-- START --
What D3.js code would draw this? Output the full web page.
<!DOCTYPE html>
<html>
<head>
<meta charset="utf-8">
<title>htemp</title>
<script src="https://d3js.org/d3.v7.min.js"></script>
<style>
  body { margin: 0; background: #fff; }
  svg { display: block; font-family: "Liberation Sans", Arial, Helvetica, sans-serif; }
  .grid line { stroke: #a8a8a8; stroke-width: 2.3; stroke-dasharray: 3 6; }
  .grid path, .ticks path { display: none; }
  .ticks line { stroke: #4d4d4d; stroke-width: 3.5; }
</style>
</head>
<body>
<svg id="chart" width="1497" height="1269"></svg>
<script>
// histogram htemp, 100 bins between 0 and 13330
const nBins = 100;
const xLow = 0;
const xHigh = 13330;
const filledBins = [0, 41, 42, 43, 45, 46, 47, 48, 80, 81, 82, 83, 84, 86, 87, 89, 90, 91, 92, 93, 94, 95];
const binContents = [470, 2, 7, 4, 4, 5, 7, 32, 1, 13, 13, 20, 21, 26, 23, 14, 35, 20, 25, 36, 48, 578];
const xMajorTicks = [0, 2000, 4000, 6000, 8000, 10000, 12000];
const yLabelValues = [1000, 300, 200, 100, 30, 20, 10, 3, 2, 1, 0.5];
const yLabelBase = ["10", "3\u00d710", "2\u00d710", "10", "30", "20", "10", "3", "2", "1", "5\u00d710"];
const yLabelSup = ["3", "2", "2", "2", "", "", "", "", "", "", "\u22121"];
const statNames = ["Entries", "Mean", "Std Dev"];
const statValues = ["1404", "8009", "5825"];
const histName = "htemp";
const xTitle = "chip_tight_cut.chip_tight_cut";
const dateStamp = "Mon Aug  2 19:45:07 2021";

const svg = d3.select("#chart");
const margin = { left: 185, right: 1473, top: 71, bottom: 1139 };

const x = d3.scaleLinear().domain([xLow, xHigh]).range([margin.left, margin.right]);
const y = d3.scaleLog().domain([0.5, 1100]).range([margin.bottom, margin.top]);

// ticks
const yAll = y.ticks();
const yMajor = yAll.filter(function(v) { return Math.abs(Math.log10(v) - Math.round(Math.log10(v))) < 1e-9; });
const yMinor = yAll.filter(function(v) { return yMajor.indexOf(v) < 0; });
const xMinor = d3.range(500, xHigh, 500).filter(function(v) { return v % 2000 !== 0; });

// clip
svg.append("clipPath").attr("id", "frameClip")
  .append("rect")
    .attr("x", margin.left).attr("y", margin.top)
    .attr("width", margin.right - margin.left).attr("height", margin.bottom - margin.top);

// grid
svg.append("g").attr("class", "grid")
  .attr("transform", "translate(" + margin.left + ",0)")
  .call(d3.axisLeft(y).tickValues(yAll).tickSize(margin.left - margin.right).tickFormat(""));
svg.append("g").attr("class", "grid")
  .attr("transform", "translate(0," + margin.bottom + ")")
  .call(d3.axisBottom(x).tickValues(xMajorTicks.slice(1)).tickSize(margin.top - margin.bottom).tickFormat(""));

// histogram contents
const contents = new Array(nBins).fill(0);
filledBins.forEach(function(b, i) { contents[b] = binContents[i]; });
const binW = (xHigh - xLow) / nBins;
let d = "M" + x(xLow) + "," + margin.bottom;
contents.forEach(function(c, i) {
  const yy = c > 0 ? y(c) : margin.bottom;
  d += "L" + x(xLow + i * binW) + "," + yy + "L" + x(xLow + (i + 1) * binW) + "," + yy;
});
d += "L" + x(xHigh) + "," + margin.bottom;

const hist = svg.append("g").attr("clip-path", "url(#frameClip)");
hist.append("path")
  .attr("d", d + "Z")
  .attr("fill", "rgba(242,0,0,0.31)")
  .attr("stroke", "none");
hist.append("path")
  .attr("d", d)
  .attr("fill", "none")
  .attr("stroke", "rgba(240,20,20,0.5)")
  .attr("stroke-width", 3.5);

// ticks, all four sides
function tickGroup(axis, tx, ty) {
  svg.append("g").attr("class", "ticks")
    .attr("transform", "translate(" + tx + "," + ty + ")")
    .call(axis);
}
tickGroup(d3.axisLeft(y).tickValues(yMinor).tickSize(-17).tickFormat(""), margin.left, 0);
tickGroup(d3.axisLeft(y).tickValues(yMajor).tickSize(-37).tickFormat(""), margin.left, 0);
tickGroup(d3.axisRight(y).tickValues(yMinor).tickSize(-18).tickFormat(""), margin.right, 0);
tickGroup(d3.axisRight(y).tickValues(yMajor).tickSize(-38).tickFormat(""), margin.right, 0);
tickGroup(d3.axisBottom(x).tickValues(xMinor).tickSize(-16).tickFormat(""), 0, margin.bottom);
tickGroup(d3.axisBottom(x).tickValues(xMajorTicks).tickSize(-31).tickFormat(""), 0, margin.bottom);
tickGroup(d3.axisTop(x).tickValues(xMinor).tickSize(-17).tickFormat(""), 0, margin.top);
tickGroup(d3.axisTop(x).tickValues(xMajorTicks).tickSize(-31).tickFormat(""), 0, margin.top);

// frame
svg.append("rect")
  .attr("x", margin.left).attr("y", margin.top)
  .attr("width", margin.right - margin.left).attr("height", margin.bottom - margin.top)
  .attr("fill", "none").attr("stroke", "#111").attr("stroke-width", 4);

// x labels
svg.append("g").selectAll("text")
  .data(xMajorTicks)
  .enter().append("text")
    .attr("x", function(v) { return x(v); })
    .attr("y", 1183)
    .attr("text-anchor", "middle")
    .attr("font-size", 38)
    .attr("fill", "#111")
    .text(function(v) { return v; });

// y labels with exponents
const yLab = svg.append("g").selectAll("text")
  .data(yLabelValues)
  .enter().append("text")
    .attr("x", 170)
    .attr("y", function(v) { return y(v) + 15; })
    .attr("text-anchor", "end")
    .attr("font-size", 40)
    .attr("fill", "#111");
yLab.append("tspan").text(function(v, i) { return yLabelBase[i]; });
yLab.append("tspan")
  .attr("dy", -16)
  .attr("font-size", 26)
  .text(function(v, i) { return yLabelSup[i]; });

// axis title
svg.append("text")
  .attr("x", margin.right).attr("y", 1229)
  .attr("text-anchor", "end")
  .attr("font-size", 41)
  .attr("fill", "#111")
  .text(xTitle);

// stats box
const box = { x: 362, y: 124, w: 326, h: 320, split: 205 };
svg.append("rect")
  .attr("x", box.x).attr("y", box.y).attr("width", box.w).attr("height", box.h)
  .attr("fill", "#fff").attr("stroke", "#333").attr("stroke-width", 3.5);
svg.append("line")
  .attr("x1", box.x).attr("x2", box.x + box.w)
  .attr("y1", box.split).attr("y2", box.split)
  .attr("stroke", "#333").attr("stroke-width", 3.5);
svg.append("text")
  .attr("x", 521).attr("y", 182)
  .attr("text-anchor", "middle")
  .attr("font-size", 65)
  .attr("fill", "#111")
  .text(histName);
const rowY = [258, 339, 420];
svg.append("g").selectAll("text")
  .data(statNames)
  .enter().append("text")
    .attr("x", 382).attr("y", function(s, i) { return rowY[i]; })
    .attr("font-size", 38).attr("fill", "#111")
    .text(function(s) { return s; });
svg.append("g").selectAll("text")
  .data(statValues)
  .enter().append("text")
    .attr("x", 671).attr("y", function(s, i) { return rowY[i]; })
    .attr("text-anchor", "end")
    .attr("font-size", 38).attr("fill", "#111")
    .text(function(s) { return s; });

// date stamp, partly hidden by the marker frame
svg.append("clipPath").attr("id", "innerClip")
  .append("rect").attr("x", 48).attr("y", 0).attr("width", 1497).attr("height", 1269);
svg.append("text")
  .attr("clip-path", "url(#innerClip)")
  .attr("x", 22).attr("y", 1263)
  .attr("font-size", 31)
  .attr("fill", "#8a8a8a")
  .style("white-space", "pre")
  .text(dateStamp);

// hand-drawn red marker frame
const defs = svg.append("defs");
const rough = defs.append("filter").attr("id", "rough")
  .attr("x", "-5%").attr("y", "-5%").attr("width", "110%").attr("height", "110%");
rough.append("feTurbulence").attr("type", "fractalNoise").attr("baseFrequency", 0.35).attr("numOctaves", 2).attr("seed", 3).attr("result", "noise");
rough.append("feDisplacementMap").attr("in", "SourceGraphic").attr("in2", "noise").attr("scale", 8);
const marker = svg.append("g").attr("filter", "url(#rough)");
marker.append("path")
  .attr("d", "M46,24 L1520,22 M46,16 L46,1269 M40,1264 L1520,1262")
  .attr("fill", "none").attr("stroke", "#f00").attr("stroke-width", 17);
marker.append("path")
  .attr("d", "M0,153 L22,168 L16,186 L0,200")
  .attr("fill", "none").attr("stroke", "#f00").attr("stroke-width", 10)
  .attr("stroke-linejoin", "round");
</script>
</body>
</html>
-- END --
-- START --
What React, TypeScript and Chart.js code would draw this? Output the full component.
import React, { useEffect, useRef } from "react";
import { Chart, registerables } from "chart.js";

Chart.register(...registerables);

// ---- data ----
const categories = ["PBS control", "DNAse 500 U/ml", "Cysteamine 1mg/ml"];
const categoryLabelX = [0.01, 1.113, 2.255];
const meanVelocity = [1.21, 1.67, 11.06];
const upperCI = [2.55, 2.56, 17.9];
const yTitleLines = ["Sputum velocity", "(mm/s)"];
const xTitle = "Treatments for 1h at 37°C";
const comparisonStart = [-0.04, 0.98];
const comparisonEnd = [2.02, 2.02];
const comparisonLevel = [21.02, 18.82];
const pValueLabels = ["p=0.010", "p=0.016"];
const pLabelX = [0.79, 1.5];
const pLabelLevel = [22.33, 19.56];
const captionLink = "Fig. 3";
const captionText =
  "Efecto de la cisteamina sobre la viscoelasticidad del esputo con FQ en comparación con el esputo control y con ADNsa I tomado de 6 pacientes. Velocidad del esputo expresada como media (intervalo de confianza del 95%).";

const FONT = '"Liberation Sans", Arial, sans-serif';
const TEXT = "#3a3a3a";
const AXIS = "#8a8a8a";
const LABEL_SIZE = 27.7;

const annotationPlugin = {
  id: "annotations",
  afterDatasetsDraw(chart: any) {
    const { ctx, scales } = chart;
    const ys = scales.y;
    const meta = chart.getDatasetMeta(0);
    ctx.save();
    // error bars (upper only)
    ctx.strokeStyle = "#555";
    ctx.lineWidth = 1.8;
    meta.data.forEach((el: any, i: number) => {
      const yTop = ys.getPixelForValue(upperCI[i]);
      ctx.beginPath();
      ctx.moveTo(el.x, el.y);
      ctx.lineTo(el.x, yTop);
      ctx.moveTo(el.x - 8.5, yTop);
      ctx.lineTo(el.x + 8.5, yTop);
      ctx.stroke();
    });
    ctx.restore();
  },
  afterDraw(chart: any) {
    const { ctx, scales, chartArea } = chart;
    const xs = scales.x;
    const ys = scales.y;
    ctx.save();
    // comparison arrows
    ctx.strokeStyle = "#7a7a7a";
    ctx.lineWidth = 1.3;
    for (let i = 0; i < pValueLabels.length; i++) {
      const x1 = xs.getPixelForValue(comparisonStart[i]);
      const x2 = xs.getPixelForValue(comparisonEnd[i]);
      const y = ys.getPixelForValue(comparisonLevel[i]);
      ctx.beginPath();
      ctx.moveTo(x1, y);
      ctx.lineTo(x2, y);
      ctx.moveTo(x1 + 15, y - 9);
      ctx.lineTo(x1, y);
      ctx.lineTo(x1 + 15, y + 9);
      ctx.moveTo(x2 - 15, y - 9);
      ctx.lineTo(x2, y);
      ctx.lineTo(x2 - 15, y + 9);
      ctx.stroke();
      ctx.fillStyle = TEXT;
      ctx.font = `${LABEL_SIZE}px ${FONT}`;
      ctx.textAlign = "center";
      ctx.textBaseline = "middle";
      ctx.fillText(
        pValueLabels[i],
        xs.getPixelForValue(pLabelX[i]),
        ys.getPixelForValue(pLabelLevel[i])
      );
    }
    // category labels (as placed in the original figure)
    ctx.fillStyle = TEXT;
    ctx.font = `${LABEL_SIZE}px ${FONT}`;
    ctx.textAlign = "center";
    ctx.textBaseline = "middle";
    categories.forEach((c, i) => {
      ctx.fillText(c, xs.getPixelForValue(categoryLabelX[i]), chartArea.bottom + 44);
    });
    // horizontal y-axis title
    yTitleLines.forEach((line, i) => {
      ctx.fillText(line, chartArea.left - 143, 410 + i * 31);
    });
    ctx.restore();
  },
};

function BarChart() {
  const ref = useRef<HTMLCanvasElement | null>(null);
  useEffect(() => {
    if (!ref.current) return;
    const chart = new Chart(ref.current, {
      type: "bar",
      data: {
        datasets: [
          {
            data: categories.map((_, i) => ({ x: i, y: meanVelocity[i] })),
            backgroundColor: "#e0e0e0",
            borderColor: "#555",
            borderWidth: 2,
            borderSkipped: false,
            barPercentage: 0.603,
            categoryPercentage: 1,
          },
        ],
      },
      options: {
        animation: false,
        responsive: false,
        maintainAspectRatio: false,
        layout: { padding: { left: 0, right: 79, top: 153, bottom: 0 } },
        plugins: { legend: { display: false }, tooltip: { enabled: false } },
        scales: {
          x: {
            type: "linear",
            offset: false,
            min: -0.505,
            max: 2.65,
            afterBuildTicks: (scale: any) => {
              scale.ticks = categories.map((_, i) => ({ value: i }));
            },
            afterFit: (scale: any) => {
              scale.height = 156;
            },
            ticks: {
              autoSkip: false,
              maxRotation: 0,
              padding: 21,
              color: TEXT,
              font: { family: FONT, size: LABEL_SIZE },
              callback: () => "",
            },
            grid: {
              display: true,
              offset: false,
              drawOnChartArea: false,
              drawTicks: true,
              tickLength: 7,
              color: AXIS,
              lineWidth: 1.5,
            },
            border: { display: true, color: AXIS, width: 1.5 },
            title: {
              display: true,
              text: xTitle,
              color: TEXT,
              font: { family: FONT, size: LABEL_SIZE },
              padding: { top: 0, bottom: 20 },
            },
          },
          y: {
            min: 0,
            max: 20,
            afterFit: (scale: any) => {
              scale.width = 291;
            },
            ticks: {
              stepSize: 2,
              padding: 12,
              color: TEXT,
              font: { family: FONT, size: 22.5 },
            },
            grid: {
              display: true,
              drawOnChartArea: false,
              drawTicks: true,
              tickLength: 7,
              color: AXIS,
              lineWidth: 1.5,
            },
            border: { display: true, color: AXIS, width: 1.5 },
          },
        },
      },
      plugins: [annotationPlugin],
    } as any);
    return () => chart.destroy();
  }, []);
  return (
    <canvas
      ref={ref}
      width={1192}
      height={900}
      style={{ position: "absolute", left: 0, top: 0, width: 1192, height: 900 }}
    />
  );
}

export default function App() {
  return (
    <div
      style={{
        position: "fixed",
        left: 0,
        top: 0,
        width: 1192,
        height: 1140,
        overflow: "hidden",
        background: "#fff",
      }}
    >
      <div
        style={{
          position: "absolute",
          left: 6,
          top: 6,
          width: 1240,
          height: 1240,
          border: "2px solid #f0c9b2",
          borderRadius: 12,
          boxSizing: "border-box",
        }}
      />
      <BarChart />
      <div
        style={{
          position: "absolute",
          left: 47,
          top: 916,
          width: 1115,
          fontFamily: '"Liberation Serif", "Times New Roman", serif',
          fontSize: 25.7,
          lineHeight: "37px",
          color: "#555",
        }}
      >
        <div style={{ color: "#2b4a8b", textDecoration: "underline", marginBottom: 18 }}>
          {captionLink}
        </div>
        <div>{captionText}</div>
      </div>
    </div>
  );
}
-- END --
### Task statement:
Retype only what lies between the line bearing "What React, TypeScript" and the line bearing "Chart.register(...registerables);", keeping both of those lines.

### Result of the exercise:
What React, TypeScript and Chart.js code would draw this? Output the full component.
import React, { useEffect, useRef } from "react";
import { Chart, registerables } from "chart.js";

Chart.register(...registerables);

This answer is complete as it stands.